Frequency Counts Section

While often not numerically meaningful originally, discrete data can be summarized with the frequency counts of individuals falling in the categories. If more than one variable is involved, counts can be measured either jointly or marginally for one variable by summing over categories of the other variable. Here are some examples.

Example: Eye Color Section

Photo of an eye

This is a typical frequency table for a single categorical variable. A sample of n = 96 persons is obtained, and the eye color of each person is recorded. The table then summarizes the responses by their frequencies.

Eye color Count
Brown 46
Blue 22
Green 26
Other 2
Total 96
Analysis
Notice that brown, blue, green, and other have no intrinsic ordering. The response variable, eye color, is therefore an unordered categorical or nominal variable.

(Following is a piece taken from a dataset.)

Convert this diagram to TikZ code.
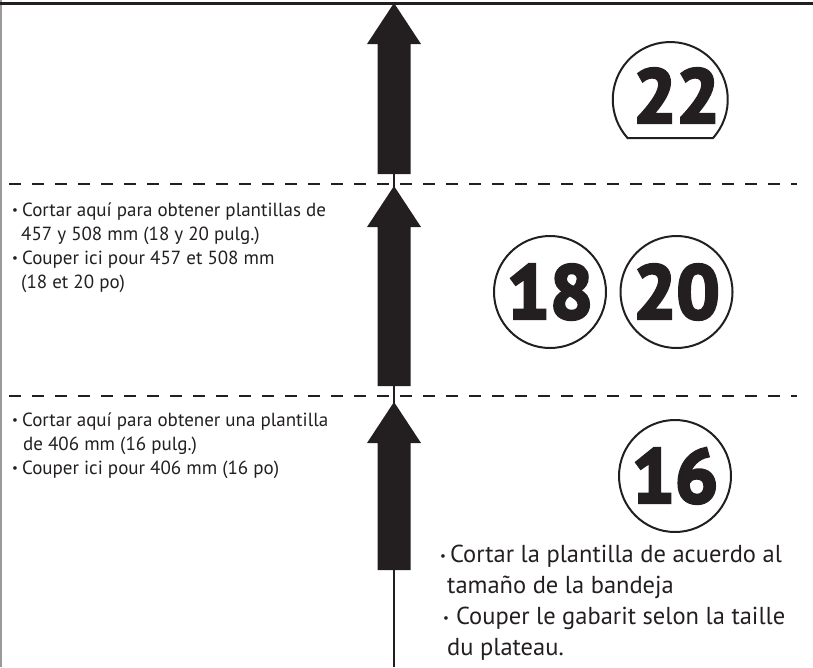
\documentclass[tikz,border=0pt]{standalone}
\usepackage{fontspec}
\setmainfont{PT Sans}
\newfontfamily\numfont{PT Sans}[UprightFont={* Bold}, FakeBold=4]
\definecolor{ink}{HTML}{231F20}
\definecolor{edge}{HTML}{9A9A9A}
\newcommand{\bul}{\raisebox{0.1em}{\fontsize{13}{13}\selectfont\textbullet}}

\begin{document}
\begin{tikzpicture}[x=1pt,y=-1pt,
    numcircle/.style={circle, draw=ink, line width=2pt, minimum size=112pt, inner sep=0pt, text=ink, font=\fontsize{76}{76}\numfont},
    cutline/.style={draw=ink, line width=2pt, dash pattern=on 12pt off 11pt},
    smallnote/.style={anchor=north west, inner sep=0pt, align=left, text=ink, font=\fontsize{19}{24}\selectfont},
    bignote/.style={anchor=north west, inner sep=0pt, align=left, text=ink, font=\fontsize{24.5}{31}\selectfont}]
    \useasboundingbox (0,0) rectangle (813,667);

    % Bords de la feuille
    \draw[edge, line width=1.5pt] (1,0) -- (1,667);
    \draw[ink, line width=3pt] (0,3) -- (813,3);

    % Ligne centrale
    \draw[ink, line width=1.5pt] (394,174) -- (394,667);

    % Fleches (pointe, bas de la tige)
    \foreach \t/\b in {3/174, 186/386, 402/570}
        \fill[ink] (394,\t) -- (421,\t+41) -- (410.5,\t+41) -- (410.5,\b)
                   -- (377.5,\b) -- (377.5,\t+41) -- (367,\t+41) -- cycle;

    % Lignes de coupe
    \draw[cutline] (9,184) -- (797,184);
    \draw[cutline] (9,396) -- (797,396);

    % Tailles
    \node[numcircle, draw=none] (n22) at (676.5,95.5) {22};
    \draw[ink, line width=2pt] (713,138) arc[start angle=42, end angle=-222, radius=57.5] -- cycle;
    \node[numcircle] (n18) at (550,292) {18};
    \node[numcircle] (n20) at (676.5,292) {20};
    \node[numcircle] (n16) at (675,476) {16};

    % Textes
    \node[smallnote] (cut18) at (12,203) {\bul\hspace{4pt}Cortar aquí para obtener plantillas de\\
        \hspace*{9pt}457 y 508 mm (18 y 20 pulg.)\\
        \bul\hspace{4pt}Couper ici pour 457 et 508 mm\\
        \hspace*{9pt}(18 et 20 po)};
    \node[smallnote] (cut16) at (12,413) {\bul\hspace{4pt}Cortar aquí para obtener una plantilla\\
        \hspace*{11pt}de 406 mm (16 pulg.)\\
        \bul\hspace{4pt}Couper ici pour 406 mm (16 po)};
    \node[bignote] (cuttray) at (440,545) {\bul\hspace{4pt}Cortar la plantilla de acuerdo al\\
        \hspace*{7pt}tamaño de la bandeja\\
        \hspace*{3pt}\bul\hspace{7pt}Couper le gabarit selon la taille\\
        \hspace*{7pt}du plateau.};
\end{tikzpicture}
\end{document}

Example: Admissions Data Section

A university offers only two-degree programs: English and computer science. Admission is competitive, and there is suspicion of discrimination against women in the admission process. Here is a two-way table of counts of all applicants by sex and admission status. These data can be used to measure the association between the sex of the applicants and their success in obtaining admission.

  Admit Deny Total
Male 35 45 80
Female 20 40 60
Total 55 85 140
Analysis
In this case, the four counts in white represent numbers of joint events because combinations of both variables are considered, whereas the counts in gray are marginal counts for sex and admission status, respectively.

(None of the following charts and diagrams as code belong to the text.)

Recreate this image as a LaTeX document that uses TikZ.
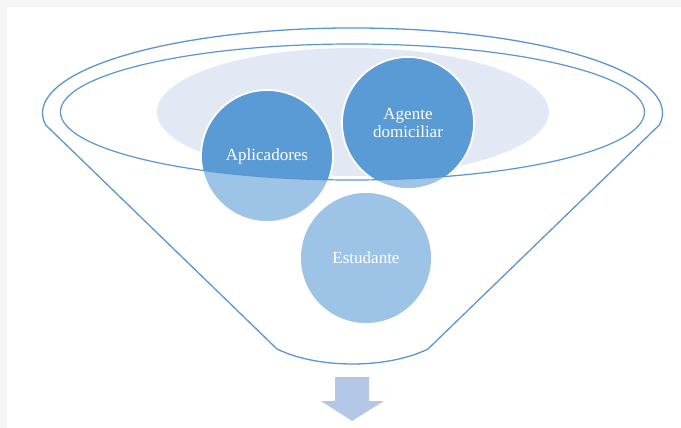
\documentclass[tikz,border=0pt]{standalone}
\usepackage{fontspec}
\setmainfont{Liberation Serif}
\definecolor{edgeblue}{HTML}{5B96D0}
\definecolor{darkdisk}{HTML}{5B9BD5}
\definecolor{lightdisk}{HTML}{9DC3E6}
\definecolor{haze}{HTML}{E2E9F4}
\definecolor{arrowblue}{HTML}{B4C7E7}
\definecolor{frame}{HTML}{F6F6F6}
\begin{document}
\begin{tikzpicture}[x=1pt,y=1pt,
  funnelline/.style={draw=edgeblue,line width=1.3pt,line join=round},
  disk/.style={circle,fill=lightdisk,draw=white,line width=1.8pt,
    minimum size=132pt,inner sep=0pt,text=white,align=center,
    font=\fontsize{17}{17.5}\selectfont,
    path picture={\fill[darkdisk] (mouth) ellipse[x radius=292,y radius=68];}}]
  \useasboundingbox (0,0) rectangle (681,-428);
  \fill[white] (0,0) rectangle (681,-428);
  % thin grey page edge
  \fill[frame] (0,0) rectangle (681,-7);
  \fill[frame] (0,0) rectangle (7,-428);

  % centre of the funnel mouth
  \coordinate (mouth) at (352.5,-112);

  % pale haze inside the mouth
  \begin{scope}
    \clip (mouth) ellipse[x radius=292,y radius=68];
    \fill[haze] (353,-112) ellipse[x radius=196,y radius=64];
  \end{scope}

  % the three items
  \node[disk] (apl) at (267,-156) {Aplicadores};
  \node[disk] (age) at (408,-123) {Agente\\domiciliar};
  \node[disk] (est) at (366,-258) {Estudante};

  % inner rim of the funnel
  \draw[funnelline,line width=1.2pt] (mouth) ellipse[x radius=292,y radius=68];

  % funnel body: outer rim, sides and spout
  \draw[funnelline]
    (659.5,-124.8) arc[start angle=-8,end angle=188,x radius=310,y radius=85]
    -- (277,-349)
    .. controls (318,-369) and (387,-369) .. (428,-349)
    -- cycle;

  % output arrow below the spout
  \fill[arrowblue] (335,-377) -- (369,-377) -- (369,-401) -- (384,-401)
    -- (352,-421) -- (321,-401) -- (335,-401) -- cycle;
\end{tikzpicture}
\end{document}
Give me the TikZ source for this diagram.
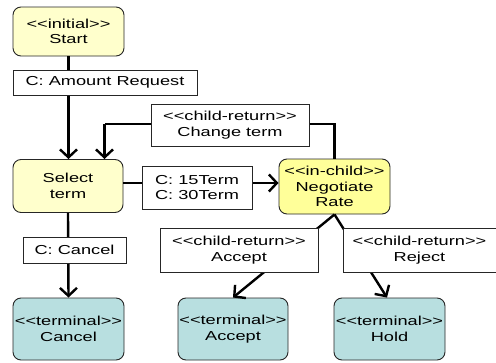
\documentclass[tikz,border=0pt]{standalone}
\usepackage{fontspec}
\setmainfont{Liberation Sans}[FakeStretch=1.4]
\usetikzlibrary{arrows.meta}
\definecolor{paleyellow}{HTML}{FFFFCC}
\definecolor{brightyellow}{HTML}{FFFF99}
\definecolor{termteal}{HTML}{B8DFE0}
% guillemet-free stereotype brackets (the kern keeps the font mapping from merging them)
\newcommand\stL{<\kern0pt<}
\newcommand\stR{>\kern0pt>}
\newcommand\stereo[1]{\stL#1\stR}
\tikzset{
  state/.style={draw=black!85, line width=0.9pt, rounded corners=8pt, align=center,
    inner sep=0pt, font=\fontsize{13}{15.5}\selectfont},
  initstate/.style={state, fill=paleyellow},
  childstate/.style={state, fill=brightyellow},
  termstate/.style={state, fill=termteal},
  tlabel/.style={draw=black!85, fill=white, line width=0.9pt, align=center,
    inner sep=0pt, font=\fontsize{13}{15.5}\selectfont},
  flow/.style={line width=2.4pt, -{Straight Barb[length=8pt,width=17pt]}},
  plain/.style={line width=2.4pt}
}
\begin{document}
\begin{tikzpicture}[x=1pt,y=-1pt]
\useasboundingbox (0,0) rectangle (496,362);

% states
\node[initstate, minimum width=111pt, minimum height=49pt] (start) at (68.5,31.5) {\stereo{initial}\\Start};
\node[initstate, minimum width=110pt, minimum height=53pt] (select) at (68,186) {Select\\term};
\node[childstate, minimum width=111pt, minimum height=55pt] (nego) at (334.5,186.5) {\stereo{in-child}\\Negotiate\\Rate};
\node[termstate, minimum width=111pt, minimum height=62pt] (tcancel) at (68.5,329) {\stereo{terminal}\\Cancel};
\node[termstate, minimum width=110pt, minimum height=62pt] (taccept) at (233,329) {\stereo{terminal}\\Accept};
\node[termstate, minimum width=111pt, minimum height=62pt] (thold) at (389.5,329) {\stereo{terminal}\\Hold};

% helper points on the state outlines
\coordinate (selN1) at (select.north -| start.south);
\coordinate (selN2) at (104.5,0 |- select.north);
\coordinate (c1) at (nego.north |- 0,124);
\coordinate (c2) at (selN2 |- 0,124);
\coordinate (holdTop) at (387,0 |- thold.north);

% transitions
\draw[flow] (start.south) -- (selN1);
\draw[plain] (nego.north) -- (c1) -- (c2);
\draw[flow] (c2) -- (selN2);
\draw[flow] (select.east |- 0,183) -- (nego.west |- 0,183);
\draw[flow] (select.south) -- (tcancel.north);
\draw[flow] (nego.south) -- (taccept.north);
\draw[flow] (nego.south) -- (holdTop);

% transition labels
\node[tlabel, minimum width=184pt, minimum height=25pt] (lamount) at (105,82.5) {C: Amount Request};
\node[tlabel, minimum width=158pt, minimum height=42pt] (lchange) at (230,125) {\stereo{child-return}\\Change term};
\node[tlabel, minimum width=110pt, minimum height=43pt] (lterms) at (197,187.5) {C: 15Term\\C: 30Term};
\node[tlabel, minimum width=103pt, minimum height=26pt] (lcancel) at (74.5,250) {C: Cancel};
\node[tlabel, minimum width=158pt, minimum height=44pt] (laccept) at (239,250) {\stereo{child-return}\\Accept};
\node[tlabel, minimum width=153pt, minimum height=44pt] (lreject) at (419.5,250) {\stereo{child-return}\\Reject};
\end{tikzpicture}
\end{document}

Example: Attitudes Towards War Section

Hypothetical attitudes of n = 116 people towards war. They were asked to state their opinion on a 5 point scale regarding the statement: "This is a necessary war".

Attitude Count
Strongly disagree 35
Disagree 27
Agree 23
Strongly agree 31
Total 116
Analysis
The response categories in this example are clearly ordered, but no objectively defined numerical scores can be attached to the categories. The response variable, attitude, is therefore said to be an ordered categorical or an ordinal variable.

Example: Attitudes Towards War (cont.) Section

Working from the example above, suppose now that in addition to the four ordered categories, outcomes where the person wasn't sure or refused to answer were also recorded, giving n = 130 total counts divided up as follows.

Attitude Count
Strongly disagree 35
Disagree 27
Agree 23
Strongly agree 31
Not sure 6
Refusal 8
Total 130
Analysis
The placement of "not sure" and "refusal" in the ordering is questionable. We would say that this response is partially ordered.

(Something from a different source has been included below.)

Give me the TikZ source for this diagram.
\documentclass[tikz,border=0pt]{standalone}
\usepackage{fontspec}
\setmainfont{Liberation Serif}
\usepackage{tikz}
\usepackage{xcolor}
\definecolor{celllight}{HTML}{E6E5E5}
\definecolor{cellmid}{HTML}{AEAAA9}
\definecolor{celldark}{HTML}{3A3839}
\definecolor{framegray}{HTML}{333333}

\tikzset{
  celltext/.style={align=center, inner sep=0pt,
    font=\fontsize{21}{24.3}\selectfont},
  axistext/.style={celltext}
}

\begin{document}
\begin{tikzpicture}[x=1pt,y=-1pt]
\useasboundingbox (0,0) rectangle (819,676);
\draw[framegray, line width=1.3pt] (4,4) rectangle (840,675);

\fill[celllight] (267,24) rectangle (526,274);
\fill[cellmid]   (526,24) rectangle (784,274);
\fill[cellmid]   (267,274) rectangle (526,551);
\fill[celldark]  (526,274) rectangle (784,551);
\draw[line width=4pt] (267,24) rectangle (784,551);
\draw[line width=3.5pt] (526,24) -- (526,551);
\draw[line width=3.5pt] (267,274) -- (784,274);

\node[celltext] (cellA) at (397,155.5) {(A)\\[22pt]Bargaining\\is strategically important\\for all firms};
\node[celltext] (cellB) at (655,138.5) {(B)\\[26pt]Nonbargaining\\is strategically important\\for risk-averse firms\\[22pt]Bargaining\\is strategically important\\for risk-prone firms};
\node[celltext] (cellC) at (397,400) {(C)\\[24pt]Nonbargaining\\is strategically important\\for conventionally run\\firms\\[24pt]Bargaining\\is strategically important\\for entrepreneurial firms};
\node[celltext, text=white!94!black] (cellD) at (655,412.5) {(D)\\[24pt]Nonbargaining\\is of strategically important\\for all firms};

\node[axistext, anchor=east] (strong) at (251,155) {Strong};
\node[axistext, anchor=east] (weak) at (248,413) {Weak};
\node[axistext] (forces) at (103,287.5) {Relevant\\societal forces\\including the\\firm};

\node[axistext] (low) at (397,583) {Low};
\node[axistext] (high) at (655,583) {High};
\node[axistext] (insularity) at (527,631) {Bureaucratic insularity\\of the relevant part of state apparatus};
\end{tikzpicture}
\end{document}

Example: Dice Rolls Section

Suppose a six-sided die is rolled 30 times, and the die face that comes up is recorded. One possible set of outcomes is tabulated below.

Face Count
1 3
2 7
3 5
4 10
5 2
6 3
Total 30
Analysis
Note that the die faces are essentially labels and could reasonably be considered nominal or ordinal, depending on the context.

Example: Number of Children in Families Section

Here's an example where the response categories are numerically meaningful: the number of children in n = 100 randomly selected families.

Number of children Count
0 19
1 26
2 29
3 13
4-5 11
6+ 2
Total 100
Analysis
The original data has been coarsened into six categories (0, 1, 2, 3, 4–5, 6+). These categories are still ordered, but—unlike the previous example—the categories have objectively defined numeric values attached to them. We can say that this table represents coarsened numeric data.

Example: Household Incomes Section

The variable in this example is total gross income, recorded for a sample of n = 100 households.

Income Count
below \$10,000 11
\$10,000–\$24,999 23
\$25,000–\$39,999 30
\$40,000–\$59,999 24
\$60,000 and above 12
Total 100
Analysis

The original data (raw incomes) were essentially continuous, but any type of data, continuous or discrete, can be grouped or coarsened into categories.

Grouping data will typically result in some loss of information. How much information is lost depends on

  • the number of categories and
  • the question being addressed.

In this example, grouping has somewhat diminished our ability to estimate the mean or median household income. Our ability to estimate the proportion of households with incomes below \$10,000 has not been affected, but estimating the proportion of households with incomes above \$75,000 is now virtually impossible.